Penasihat Hukum Usman Bacakan Duplik Kasus Dugaan Ujaran Kebencian di Tembilahan
RIAUMANDIRI.ID, TEMBILAHAN - Tim Penasihat Hukum Usman membacakan duplik atas replik jaksa penuntut umum (JPU) Kejaksaan Negeri Tembilahan saat sidang kasus dugaan ujaran kebencian di Pengadilan Negeri Tembilahan, Kabupaten Indragiri Hilir, Riau, Senin (23/3/2020).
Dari pantauan langsung pada persidangan tersebut, Tim Penasihat Hukum Usman secara bergantian membacakan duplik atas replik JPU secara bergantian.
Dalam kesempatan tersebut Penasihat Hukum Usman menyinggung unsur pasal yang dimaksud dalam Pasal 28 ayat 2 Jo pasal 45 A ayat 2 UU no 8 tahun 2008 jo Uu Nomor 19 tahun2016 tentang ITE.
Tim Penasihat Hukum dalam dupliknya menyinggung unsur pasal yang didakwakan jaksa terkait pasal ujaran kebencian.
Menurut Tim Penasihat Hukum Usman, Yudhia Perdana Sikumbang, berdasarkan analisis yuridisnya bahwa frasa "Untuk menimbulkan Rasa kebencian", JPU harus bisa membuktikan terhadap postingan yang dituju (objek) yaitu Presiden. Dalam hal ini harus adanya rasa kebencian pihak-pihak tertentu baik individu atau pihak kelompok/golongan terdakwa atau golongan/kelompok bukan terdakwa.
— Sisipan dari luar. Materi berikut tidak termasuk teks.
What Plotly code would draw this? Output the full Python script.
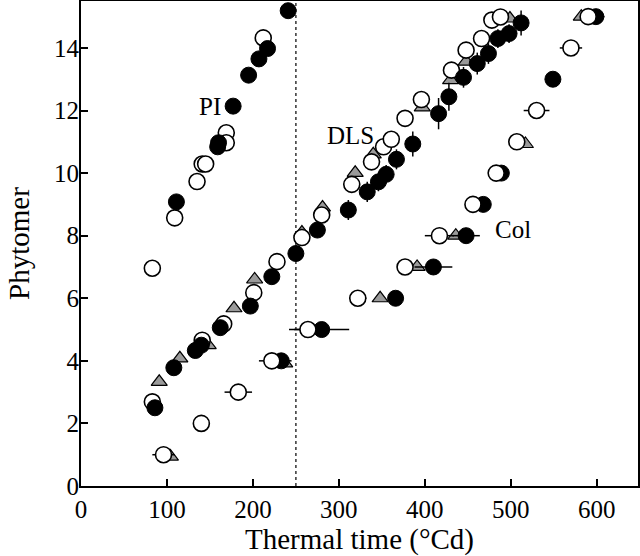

Untuk menjawab dan membuktikan frasa ini harus punya pemahaman yang utuh mengenai makna rasa kebencian terkait pasal yang didakwakan.
Karena yang terpenting dan menjadi kunci, menurut penasihat hukum Usman, makna rasa kebencian harus adanya perbuatan menyinggung, mengajak, menghasut dan menyebarkan.
Kemudian, makna rasa kebencian berupa penghinaan, pencemaran nama baik, penistaan, perbuatan tidak menyenangkan, memprovokasi, menghasut, penyebaran berita bohong dan semua tindakan diatas memiliki tujuan atau bisa berdampak pada tindak diskriminasi, kekerasan, penghilangan nyawa dan atau konflik sosial.
Selain itu, kata penasihat hukum Usman, makna rasa kebencian itu harus ada tujuan untuk menghasut dan menyulut kebencian terhadap individu dan atau kelompok masyarakat dalam berbagai komunitas.
Dalam hal ini perbuatan postingan tersebut menimbulkan kebencian kepada pihak atau orang yang dituju, bukan perbuatan pelaku (subjek) yang benci kepada objek, tetapi adanya perbuatan subjek kepada objek ada pihak lain yang benci kepada objek dan bukan juga adanya pihak lain yang benci kepada subjek yang membuat kata-kata atau kalimat tersebut.
"Berdasarkan hal itu pada pokoknya tim penasihat hukum terdakwa tetap dengan nota pembelaan semula," ujar Yudhia Perdana Sikumbang.
Sidang kasus dugaan ujaran kebencian ini akan dilanjutkan pada Kamis, 26 Maret 2020 mendatang dengan agenda pembacaan putusan.